To a decent degree, we are just falling for our human vulnerability of being distracted by significant negative events, we’re working against evolution on this, and so I get the reaction. What I’m really really looking for is our rational sides to take over and work the problem.
If your delegate goes off the rails and does a bunch of destructive things, you have delegated poorly, whether you understood that or not
There are two things that stand out to me as lessons to take forward. Solid engineering practices remain incredibly important, and what is really going to matter is the rate of failures being introduced into our systems.
Guardrails and incident management practices are an obvious set of things key to reducing and managing the risk and impact of bad things happening. Note I said reduce, not eliminate. This is has always been core to this school of thought, zero risk if even achievable is likely cost prohibitive, and so we approach this from managing the risk and what guardrails we need in place to do that.
Human engineers have been happily killing production systems for as long as we’ve had them (so so many examples come to mind, both personal and legend), it would have been a really weird response if we just stopped writing code as the only way to prevent those issues. Over time we built up incident response skills, and then incident management processes that fed into making guardrail improvements, this is how we reduce impact and risk.
The part that came later was basically the codifying of the DORA 4 metrics as a core view of tracking the throughput and quality of the changes we make. There are certainly other metric sets you can build as your feedback loop, but you definitely should have something.

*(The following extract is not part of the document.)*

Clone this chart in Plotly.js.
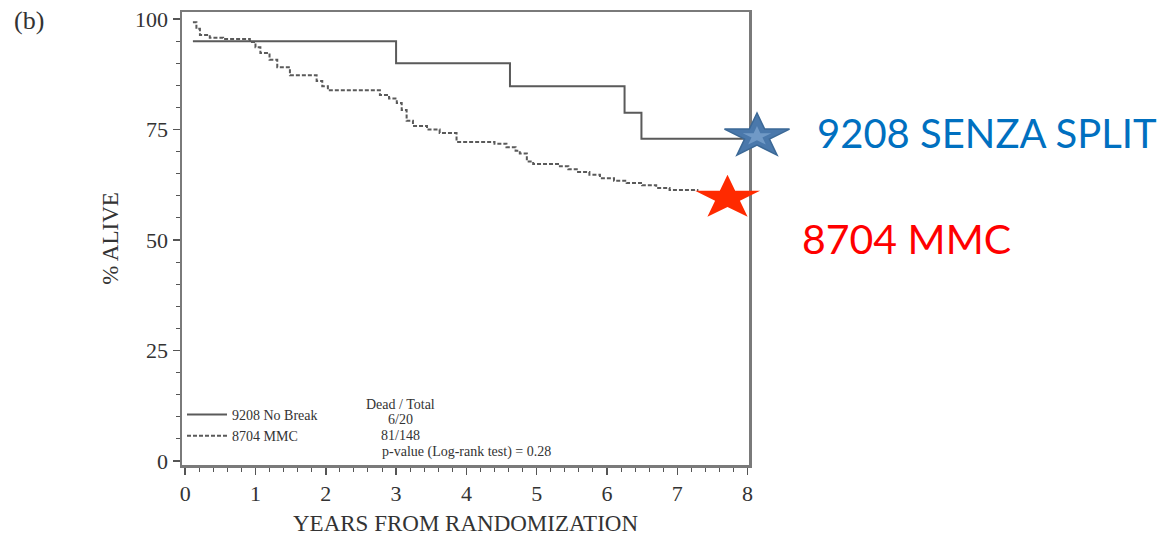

What you really must know is are you shifting either the rate, or your recovery time from, failures. This is true whether or not you are in the midst of an AI push. We acknowledge that some early work has shown that increases in throughput and change size (from using AI tools) has negatively impacted change failure rates. Thats actually just a predictable outcome from the model of delivery here, but it might be ok. What you really want to think about is if the shift in your risk profile is ok for the increased value you are getting from shipping more, thats a tradeoff decision for you and your team.
Finally, as a human engineer do not blame the AI tool, and don’t tolerate anyone else blaming either. They are tools, you should learn and know how to wield them risk and all. But it’s more important than that. If we as engineers will remain involved (and so employed) then the tools are our delegate, this is how we should be approaching this in all ways and this is a concept with a long legal basis, treat the choices as such.
So if your delegate goes off the rails and does a bunch of destructive things, you have delegated poorly whether you understood that or not, you still blew that play. That is your signal to dig in, learn and get some new guardrails in place.